(Wasn’t sure whether this belonged better in Cafe Society or someplace like MPSIMS, Mods feel free to move as appropriate.)
Looking back on your childhood, what do you notice about the ways your parents and/or teachers were evidently trying to instill/“indoctrinate” certain values or principles based on their choice of your reading material?
In my 1960s/70s childhood, books were regularly given as birthday presents and borrowed from libraries, but there were also large numbers of them that just appeared at random in the kids’ bookcases with no advance notice or explanation. (This was so routine that I can’t remember ever even thinking it peculiar that a shelf sometimes contained a book I’d never seen before, nor was it ever discussed in the family. Bookcases just naturally sprouted books sometimes, that was what they were for.)

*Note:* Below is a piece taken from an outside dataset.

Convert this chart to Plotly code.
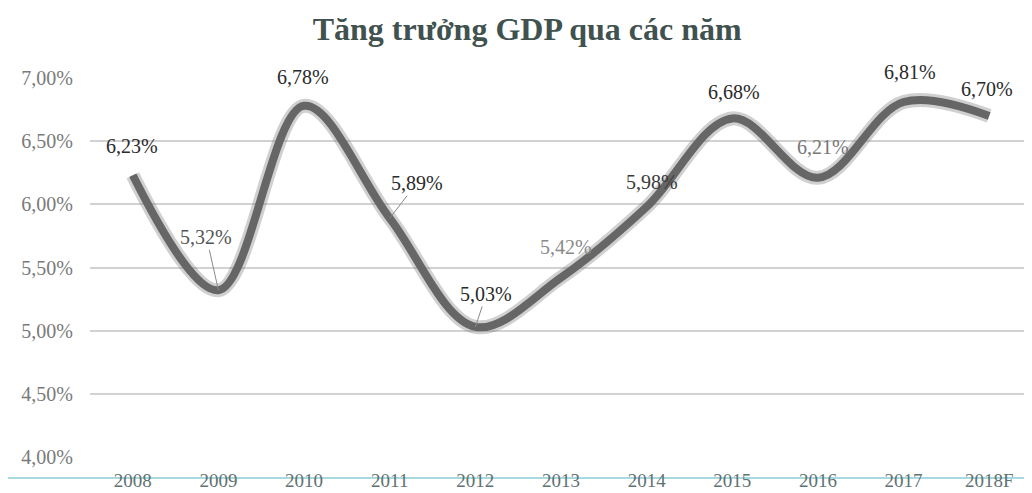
import plotly.graph_objects as go

years = ["2008", "2009", "2010", "2011", "2012", "2013", "2014", "2015", "2016", "2017", "2018F"]
gdp = [6.23, 5.32, 6.78, 5.89, 5.03, 5.42, 5.98, 6.68, 6.21, 6.81, 6.70]
ytick_vals = [4.0, 4.5, 5.0, 5.5, 6.0, 6.5, 7.0]
ytick_text = ["4,00%", "4,50%", "5,00%", "5,50%", "6,00%", "6,50%", "7,00%"]
title_text = "Tăng trưởng GDP qua các năm"

# label placement (pixel offsets from point), leader flag, colour
label_dx = [-1, -12, -1, 27, 11, 5, 5, 2, 5, 6, -2]
label_dy = [-29, -53, -29, -35, -33, -31, -25, -26, -31, -30, -27]
label_leader = [False, True, False, True, True, False, False, False, False, False, False]
label_color = ["#2a2a2a", "#555555", "#2a2a2a", "#2a2a2a", "#2a2a2a", "#8a8a8a",
               "#3a3a3a", "#2a2a2a", "#777777", "#2a2a2a", "#2a2a2a"]

fig = go.Figure()
# soft halo for scanned look
fig.add_trace(go.Scatter(x=years, y=gdp, mode="lines",
                         line=dict(color="rgba(120,120,120,0.35)", width=14, shape="spline", smoothing=1.0),
                         hoverinfo="skip", showlegend=False))
fig.add_trace(go.Scatter(x=years, y=gdp, mode="lines",
                         line=dict(color="#666666", width=8, shape="spline", smoothing=1.0),
                         showlegend=False))

def fmt(v):
    return f"{v:.2f}".replace(".", ",") + "%"

for i, v in enumerate(gdp):
    base = dict(x=i, y=v, text=fmt(v),
                font=dict(family="Liberation Serif", size=20, color=label_color[i]))
    if label_leader[i]:
        fig.add_annotation(**base, showarrow=True, arrowhead=0, arrowwidth=1,
                           arrowcolor="#8a8a8a", ax=label_dx[i], ay=label_dy[i], standoff=0)
    else:
        fig.add_annotation(**base, showarrow=False, xshift=label_dx[i], yshift=-label_dy[i])

# cyan baseline below the plot area
fig.add_shape(type="line", xref="paper", yref="paper", x0=-0.1, x1=1.01,
              y0=-21 / 379, y1=-21 / 379, line=dict(color="#a9d9e0", width=2), layer="below")

fig.update_layout(
    width=1024, height=485,
    paper_bgcolor="white", plot_bgcolor="white",
    margin=dict(l=82, r=0, t=70, b=36, autoexpand=False),
    title=dict(text=title_text, x=0.507, xanchor="center", y=0.957, yanchor="middle",
               font=dict(family="Liberation Serif", size=32, color="#3f524f", weight="bold")),
    xaxis=dict(type="category", range=[-0.5, 10.5], showgrid=False, zeroline=False,
               showline=False, ticks="", ticklabelstandoff=10, automargin=False,
               tickfont=dict(family="Liberation Serif", size=19, color="#5f7272")),
    yaxis=dict(range=[4.0, 7.0], tickvals=ytick_vals, ticktext=ytick_text,
               showgrid=True, gridcolor="#d2d2d2", gridwidth=1.5, zeroline=False,
               showline=False, ticks="", ticklabelstandoff=16, automargin=False,
               tickfont=dict(family="Liberation Serif", size=20, color="#7a7a7a")),
)

fig.write_html("out.html")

It’s occurred to me that although my middle-aged parents were in no way “hippies” or radicals, they must have been pretty committed to ensuring that I saw a lot of what would now be called “diverse representation and inclusion”.
Besides the sort of juvenile literature that might be considered fairly standard for the personal cultural heritage of my mom (A.A. Milne, Beatrix Potter, E. Nesbit, the Laura Ingalls Wilder Little House books, Robert McCloskey) and my dad (Maurice Sendak, Sydney Taylor’s All-of-A-Kind Family books about early 20th-century Jewish kids on the Lower East Side, E.L. Konigsburg), there appeared in the bookcases the Jesse Jackson (no, not that Jesse Jackson) “Charley Moss” books about a Black American teenager, Striped Ice Cream, …And Now Miguel, Julie of the Wolves, The Wheel on the School, Plain Girl, and scads of other books about kids in different cultures and social groups.

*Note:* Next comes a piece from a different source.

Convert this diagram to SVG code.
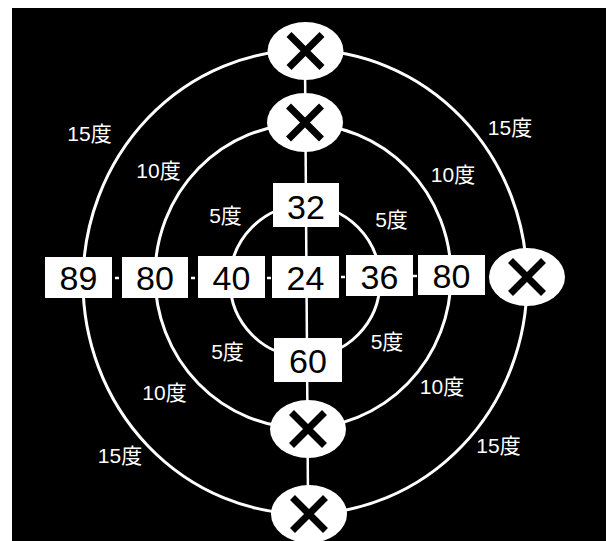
<svg xmlns="http://www.w3.org/2000/svg" width="608" height="541" viewBox="0 0 608 541">
<style>
.ring{fill:none;stroke:#fff;stroke-width:3}
.conn{stroke:#fff;stroke-width:2.5;fill:none}
.box{fill:#fff}
.oval{fill:#fff}
.x{stroke:#000;stroke-width:7;stroke-linecap:butt;fill:none}
.num{font-family:"Liberation Sans",Arial,sans-serif;font-size:34px;fill:#000;text-anchor:middle}
.lbl{font-family:"Liberation Sans","Noto Sans CJK JP",sans-serif;font-size:21px;fill:#fff;text-anchor:middle}
</style>
<rect x="0" y="0" width="608" height="541" fill="#fff"/>
<rect x="12" y="8" width="594" height="533" fill="#000"/>
<g id="rings">
<ellipse class="ring" cx="305" cy="282" rx="222" ry="232"/>
<ellipse class="ring" cx="303" cy="276" rx="148" ry="152"/>
<ellipse class="ring" cx="305" cy="281" rx="75" ry="76"/>
</g>
<g id="connectors">
<line class="conn" x1="305" y1="60" x2="308" y2="500"/>
<line class="conn" x1="115" y1="278" x2="119" y2="278"/>
<line class="conn" x1="191" y1="278" x2="195" y2="278"/>
<line class="conn" x1="267" y1="278" x2="271" y2="278"/>
<line class="conn" x1="341" y1="277" x2="345" y2="277"/>
<line class="conn" x1="413" y1="276" x2="417" y2="276"/>
</g>
<g id="x-top1"><ellipse class="oval" cx="305.5" cy="51" rx="38" ry="29"/><path class="x" d="M289,34.5 L322,67.5 M322,34.5 L289,67.5"/></g>
<g id="x-top2"><ellipse class="oval" cx="305" cy="122.5" rx="38" ry="29.5"/><path class="x" d="M288.5,106 L321.5,139 M321.5,106 L288.5,139"/></g>
<g id="x-bot1"><ellipse class="oval" cx="308" cy="429" rx="38" ry="29"/><path class="x" d="M291.5,412.5 L324.5,445.5 M324.5,412.5 L291.5,445.5"/></g>
<g id="x-bot2"><ellipse class="oval" cx="309" cy="514" rx="38" ry="29"/><path class="x" d="M292.5,497.5 L325.5,530.5 M325.5,497.5 L292.5,530.5"/></g>
<g id="x-right"><ellipse class="oval" cx="527" cy="277" rx="38" ry="29"/><path class="x" d="M510.5,260.5 L543.5,293.5 M543.5,260.5 L510.5,293.5"/></g>
<g id="n89"><rect class="box" x="45" y="257" width="67" height="41"/><text class="num" x="78.5" y="290">89</text></g>
<g id="n80L"><rect class="box" x="122" y="257" width="66" height="41"/><text class="num" x="155" y="290">80</text></g>
<g id="n40"><rect class="box" x="198" y="256" width="67" height="42"/><text class="num" x="231.5" y="290">40</text></g>
<g id="n24"><rect class="box" x="272" y="256" width="67" height="42"/><text class="num" x="305.5" y="289.5">24</text></g>
<g id="n36"><rect class="box" x="346" y="255" width="67" height="41"/><text class="num" x="379.5" y="288.5">36</text></g>
<g id="n80R"><rect class="box" x="418" y="255" width="67" height="40"/><text class="num" x="451.5" y="288">80</text></g>
<g id="n32"><rect class="box" x="273" y="183" width="66" height="44"/><text class="num" x="306" y="219">32</text></g>
<g id="n60"><rect class="box" x="274" y="338" width="68" height="44"/><text class="num" x="308" y="373">60</text></g>
<g id="labels">
<text class="lbl" x="89.5" y="141">15度</text>
<text class="lbl" x="158.5" y="178">10度</text>
<text class="lbl" x="225.5" y="223">5度</text>
<text class="lbl" x="510" y="135">15度</text>
<text class="lbl" x="453" y="182">10度</text>
<text class="lbl" x="391.5" y="227">5度</text>
<text class="lbl" x="227.5" y="359">5度</text>
<text class="lbl" x="164.5" y="400">10度</text>
<text class="lbl" x="120" y="463">15度</text>
<text class="lbl" x="387" y="349">5度</text>
<text class="lbl" x="442" y="394">10度</text>
<text class="lbl" x="498.5" y="453">15度</text>
</g>
</svg>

Not just fiction but folklore: Claymore and Kilt, Thistle and Thyme, Tales of Robin Hood, D’Aulaire’s Greek Myths, but also The Long Grass Whispers, Where the Leopard Passes, and, what was that southeast Asian folktales collection? The one with the story about the beggar whom a fried-fish vendor took to court to get payment for enjoying the smell of his fish as he ate his rice, and was instructed to pay for the smell of the fish with the shadow of a coin?
Anyway, if the purpose of those random bookshelf growths was to turn me into a raving woke multiculturalist diversity advocate, it succeeded. Thanks, Mom and Dad!